The cake was enjoyed by ten people in total, in four neighborhoods of Chicago. Needless to say, it was delicious.

I'm finally settling down to type up this blog at a quarter to eleven, after a long, hot day. I threw on my kimono, poured myself a glass of rose, and turned on my music.

Rhubarb, which is currently in fashion, according to my coworker Robin, who was my baking buddy today, is surprisingly difficult to track down. On my Hunt for Red Fresh Rhubarb, I went to four grocery stores before finding it at Whole Foods. According to my cookbook, the season for rhubarb (an honorary fruit) is January to June, so it's almost over. But this is 2014 in 'merica, so I figured rhubarb could be found all year long.

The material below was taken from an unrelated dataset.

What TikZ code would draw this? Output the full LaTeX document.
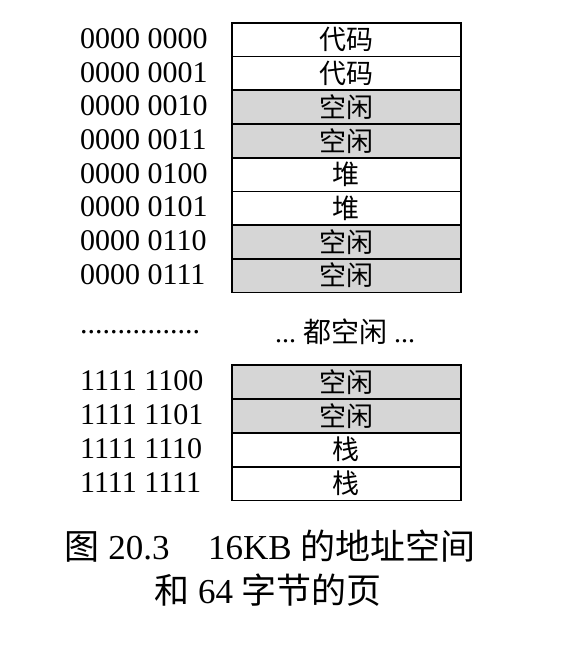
\documentclass[tikz,border=0pt]{standalone}
\usepackage{fontspec}
\setmainfont{Liberation Serif}
\newfontfamily\cjk{Noto Sans CJK SC}
\definecolor{freegray}{RGB}{214,214,214}
\begin{document}
\begin{tikzpicture}[x=1pt,y=-1pt,
  cell/.style={draw, line width=1.7pt, minimum width=229pt, minimum height=33.7pt,
    inner sep=0pt, anchor=north west, font=\fontsize{27}{27}\cjk},
  usedcell/.style={cell, fill=white},
  freecell/.style={cell, fill=freegray},
  addr/.style={anchor=west, inner sep=0pt, font=\fontsize{30}{30}\selectfont},
  caption/.style={inner sep=0pt, font=\fontsize{35}{35}\selectfont},
]
\useasboundingbox (0,0) rectangle (566,649);

% lower addresses of the page table
\foreach \i/\a/\t/\s in {0/0000 0000/代码/usedcell, 1/0000 0001/代码/usedcell,
    2/0000 0010/空闲/freecell, 3/0000 0011/空闲/freecell,
    4/0000 0100/堆/usedcell, 5/0000 0101/堆/usedcell,
    6/0000 0110/空闲/freecell, 7/0000 0111/空闲/freecell} {
  \node[\s] (r\i) at (231, {22+33.7*\i}) {\t};
  \node[addr] (a\i) at (80, {22+33.7*\i+16.5}) {\a};
}

% gap marker
\node[addr] (adots) at (80, 332) {................};
\node[inner sep=0pt, font=\fontsize{28}{28}\selectfont] (gap) at (345, 332)
  {...\ {\cjk 都空闲} ...};

% upper addresses
\foreach \i/\a/\t/\s in {0/1111 1100/空闲/freecell, 1/1111 1101/空闲/freecell,
    2/1111 1110/栈/usedcell, 3/1111 1111/栈/usedcell} {
  \node[\s] (s\i) at (231, {364+34*\i}) {\t};
  \node[addr] (b\i) at (80, {364+34*\i+16.5}) {\a};
}

% caption
\node[caption] (cap1) at (270, 546)
  {{\cjk 图} 20.3\hspace{1.1em}16KB {\cjk 的地址空间}};
\node[caption] (cap2) at (268, 590) {{\cjk 和} 64 {\cjk 字节的页}};
\end{tikzpicture}
\end{document}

I biked home with the aforementioned bottle of rose in my water bottle holder and two and a half pounds of rhubarb clutched in my hand. Robin was cat-sitting, so I prepared by slicing rhubarb and strawberries. She's the one who suggested the pie, which made me happy because rhubarb is something I associate with my mom (and mother's day is Sunday!). I have such a good memory of eating rhubarb cake on the screened-in porch with a glass of sweet iced tea and an episcopal bishop.


Today I put on my summer mix from last year while I mixed the fruit with flour, sugar, and salt. It is eighty degrees today. Chicago bypassed spring altogether and flung us, sweaty but mostly non-complaining, into a fitful summer. Tomorrow it will be fifty again.

Robin brandishes a rolling pin
The pie was easy to make,

though it took us awhile because we chatted and drank.


Robin is goofy and full of stories. She's only three years older than me, but she's been married for four years.

Four years. I drank much faster than Robin.

When the pie was in the oven, we walked to the corner market for ice cream. The pie is so delicious--one of my favorites that I've made. The rhubarb has such a great, tart taste--almost like citrus, and the strawberry is clearly present with its sweetness. I wish my mom were in town to enjoy it with us!